Still ... sloe-eyed Eastern bloc supermodels ... certainly there must be a place for them somewhere in this world! :)

Jake Schuster
07-20-2008, 05:42 PM
A beautiful young Russian supermodel apparently hurled herself from her Manhattan apartment last week. Was it suicide? Murder? This still hasn't been determined.

It's an interesting thing, but as a 100% Russian born in America to first-generation Americans (and many of my uncles and aunts were born in the old country), we have never looked upon ourselves or our fellow countrymen as particularly glamorous. Oh, we get the occasional Makarova or Baryshnikov or Nureyev (who was more strictly speaking a Tartar), who retain a certain striking good looks, as well as talent, but when I see gorgeous slender Russian models I always wonder how they can be from the same country as most of the Russians I'm either descended from or see.

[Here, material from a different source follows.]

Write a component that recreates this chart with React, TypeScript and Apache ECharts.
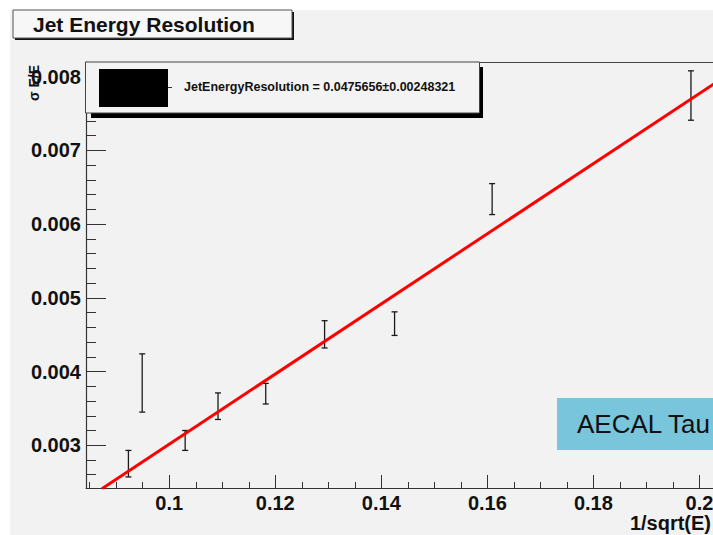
import React, { useEffect, useRef } from "react";
import * as echarts from "echarts";

// ---- data ----
const pointX = [0.0923, 0.0949, 0.103, 0.1092, 0.1182, 0.1293, 0.1425, 0.1609, 0.1984];
const errLow = [0.00257, 0.00345, 0.00293, 0.00335, 0.00356, 0.00432, 0.00449, 0.00613, 0.00741];
const errHigh = [0.00293, 0.00424, 0.0032, 0.00371, 0.00384, 0.00469, 0.00481, 0.00655, 0.00808];

const fitX = [0.0873, 0.2035];
const fitY = [0.00241, 0.00794];

const xMajorTicks = [0.1, 0.12, 0.14, 0.16, 0.18, 0.2];
const xMinorTicks = [
  0.085, 0.09, 0.095, 0.105, 0.11, 0.115, 0.125, 0.13, 0.135, 0.145, 0.15, 0.155,
  0.165, 0.17, 0.175, 0.185, 0.19, 0.195,
];
const yMajorTicks = [0.003, 0.004, 0.005, 0.006, 0.007, 0.008];
const yMinorTicks = [
  0.0026, 0.0028, 0.0032, 0.0034, 0.0036, 0.0038, 0.0042, 0.0044, 0.0046, 0.0048,
  0.0052, 0.0054, 0.0056, 0.0058, 0.0062, 0.0064, 0.0066, 0.0068, 0.0072, 0.0074,
  0.0076, 0.0078,
];

const xMin = 0.0843;
const xMax = 0.2035;
const yMin = 0.00242;
const yMax = 0.0082;

const titleText = "Jet Energy Resolution";
const fitLabel = "JetEnergyResolution = 0.0475656\u00b10.00248321";
const xAxisTitle = "1/sqrt(E)";
const yAxisTitle = "\u03c3 E/E";
const noteText = "AECAL Tau";

const FONT = '"Liberation Sans", Arial, Helvetica, sans-serif';

export default function App() {
  const ref = useRef<HTMLDivElement>(null);

  useEffect(() => {
    if (!ref.current) return;
    const chart = echarts.init(ref.current, undefined, { renderer: "svg" });

    const axisColor = "#333";
    const tickStyle = { color: axisColor, width: 1 };

    const option: any = {
      animation: false,
      backgroundColor: "transparent",
      grid: { left: 86, top: 62, right: 22, bottom: 47 },
      xAxis: [
        {
          type: "value",
          min: xMin,
          max: xMax,
          position: "bottom",
          splitLine: { show: false },
          axisLine: { show: true, lineStyle: { color: axisColor, width: 1.2 } },
          axisTick: { show: true, inside: true, length: 13, customValues: xMajorTicks, lineStyle: tickStyle },
          axisLabel: {
            customValues: xMajorTicks,
            margin: 5,
            fontFamily: FONT,
            fontWeight: "bold",
            fontSize: 20,
            color: "#111",
            formatter: (v: number) => String(+v.toFixed(3)),
          },
        },
        {
          type: "value",
          min: xMin,
          max: xMax,
          position: "bottom",
          offset: 0,
          splitLine: { show: false },
          axisLine: { show: false },
          axisTick: { show: true, inside: true, length: 6, customValues: xMinorTicks, lineStyle: tickStyle },
          axisLabel: { show: false },
        },
        {
          type: "value",
          min: xMin,
          max: xMax,
          position: "top",
          splitLine: { show: false },
          axisLine: { show: true, lineStyle: { color: "#444", width: 1.2 } },
          axisTick: { show: false },
          axisLabel: { show: false },
        },
      ],
      yAxis: [
        {
          type: "value",
          min: yMin,
          max: yMax,
          position: "left",
          splitLine: { show: false },
          axisLine: { show: true, lineStyle: { color: axisColor, width: 1.2 } },
          axisTick: { show: true, inside: true, length: 20, customValues: yMajorTicks, lineStyle: tickStyle },
          axisLabel: {
            customValues: yMajorTicks,
            margin: 5,
            fontFamily: FONT,
            fontWeight: "bold",
            fontSize: 20,
            color: "#111",
            formatter: (v: number) => v.toFixed(3),
          },
        },
        {
          type: "value",
          min: yMin,
          max: yMax,
          position: "left",
          offset: 0,
          splitLine: { show: false },
          axisLine: { show: false },
          axisTick: { show: true, inside: true, length: 10, customValues: yMinorTicks, lineStyle: tickStyle },
          axisLabel: { show: false },
        },
      ],
      series: [
        {
          type: "custom",
          xAxisIndex: 0,
          yAxisIndex: 0,
          encode: { x: 0, y: [1, 2] },
          data: pointX.map((x, i) => [x, errLow[i], errHigh[i]]),
          renderItem: (_params: any, api: any) => {
            const x = api.value(0);
            const lo = api.value(1);
            const hi = api.value(2);
            const top = api.coord([x, hi]);
            const bot = api.coord([x, lo]);
            const c = 3;
            const style = { stroke: "#1a1a1a", lineWidth: 1.3 };
            return {
              type: "group",
              children: [
                { type: "line", shape: { x1: top[0], y1: top[1], x2: bot[0], y2: bot[1] }, style },
                { type: "line", shape: { x1: top[0] - c, y1: top[1], x2: top[0] + c, y2: top[1] }, style },
                { type: "line", shape: { x1: bot[0] - c, y1: bot[1], x2: bot[0] + c, y2: bot[1] }, style },
              ],
            };
          },
          z: 3,
        },
        {
          type: "line",
          xAxisIndex: 0,
          yAxisIndex: 0,
          data: fitX.map((x, i) => [x, fitY[i]]),
          showSymbol: false,
          symbol: "none",
          clip: true,
          lineStyle: { color: "#ff0000", width: 3 },
          z: 4,
        },
      ],
      graphic: [
        // title box
        { type: "rect", shape: { x: 15, y: 12, width: 279, height: 28 }, style: { fill: "#111" }, z: 10 },
        {
          type: "rect",
          shape: { x: 13, y: 10, width: 279, height: 28 },
          style: { fill: "#f7f7f7", stroke: "#555", lineWidth: 1 },
          z: 11,
        },
        {
          type: "text",
          x: 33,
          y: 24,
          style: {
            text: titleText,
            font: `bold 21px ${FONT}`,
            fill: "#111",
            verticalAlign: "middle",
          },
          z: 12,
        },
        // fit legend box
        { type: "rect", shape: { x: 91, y: 113, width: 392, height: 5 }, style: { fill: "#000" }, z: 10 },
        { type: "rect", shape: { x: 479, y: 67, width: 4, height: 51 }, style: { fill: "#000" }, z: 10 },
        {
          type: "rect",
          shape: { x: 85.5, y: 62, width: 394, height: 51 },
          style: { fill: "#f3f3f3", stroke: "#444", lineWidth: 1 },
          z: 11,
        },
        { type: "rect", shape: { x: 99, y: 69, width: 69, height: 38 }, style: { fill: "#000" }, z: 12 },
        { type: "line", shape: { x1: 168, y1: 87.5, x2: 172, y2: 87.5 }, style: { stroke: "#333", lineWidth: 1 }, z: 12 },
        {
          type: "text",
          x: 184,
          y: 87,
          style: {
            text: fitLabel,
            font: `bold 12.5px ${FONT}`,
            fill: "#111",
            verticalAlign: "middle",
          },
          z: 12,
        },
        // y axis title
        {
          type: "text",
          x: 34,
          y: 83,
          rotation: Math.PI / 2,
          style: {
            text: yAxisTitle,
            font: `bold 14px ${FONT}`,
            fill: "#111",
            align: "center",
            verticalAlign: "middle",
          },
          z: 12,
        },
        // x axis title
        {
          type: "text",
          x: 711,
          y: 523,
          style: {
            text: xAxisTitle,
            font: `bold 20px ${FONT}`,
            fill: "#111",
            align: "right",
            verticalAlign: "middle",
          },
          z: 12,
        },
        // note box
        { type: "rect", shape: { x: 557, y: 398, width: 200, height: 52 }, style: { fill: "#79c5dc" }, z: 10 },
        {
          type: "text",
          x: 577,
          y: 424,
          style: {
            text: noteText,
            font: `26px ${FONT}`,
            fill: "#111",
            verticalAlign: "middle",
          },
          z: 11,
        },
      ],
    };

    chart.setOption(option);
    return () => chart.dispose();
  }, []);

  return (
    <div
      style={{
        position: "fixed",
        left: 0,
        top: 0,
        width: 713,
        height: 535,
        overflow: "hidden",
        background: "#ffffff",
      }}
    >
      <div
        style={{
          position: "absolute",
          left: 10,
          top: 10,
          width: 730,
          height: 525,
          background: "#f2f2f2",
        }}
      />
      <div ref={ref} style={{ position: "absolute", left: 0, top: 0, width: 740, height: 535 }} />
    </div>
  );
}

However, here's a Russian story, but I'm afraid it's mine, so you can't have it. My grandfather was from Pinsk, and like most Jews at that time he came from a large family. A few had already emigrated, escaping the Cossacks and the pogroms, and he was mulling over where to go. He considered Paris, which would have been disastrous, and my entire family would have been deported to the camps come 1940. (My grandfather also belonged to a Jewish cavalry faction in Pinsk, which was historic, and has made the history books; but that's another story.)

So he decided on NY. He comes to NY, and his brother Abrasha comes to join him in Brooklyn. Abrasha, being something of a playboy and gambler, immediately sees the new world for what it is, drinks like a fish, plays cards, and sleeps with multitudes of women (who look nothing like the Russian women he'd left behind, of course).

Abrasha then comes to my grandfather and complains that he's bored. Grandfather says, "Go back to Russia, there's going to be a revolution, I guarantee you won't be bored," so Abrasha returns to fight in the Russian Revolution. But it's not enough.

So he comes to Hollywood to write for the movies, and because he changed his name I have no idea who he became. But I bet he never got bored ever again.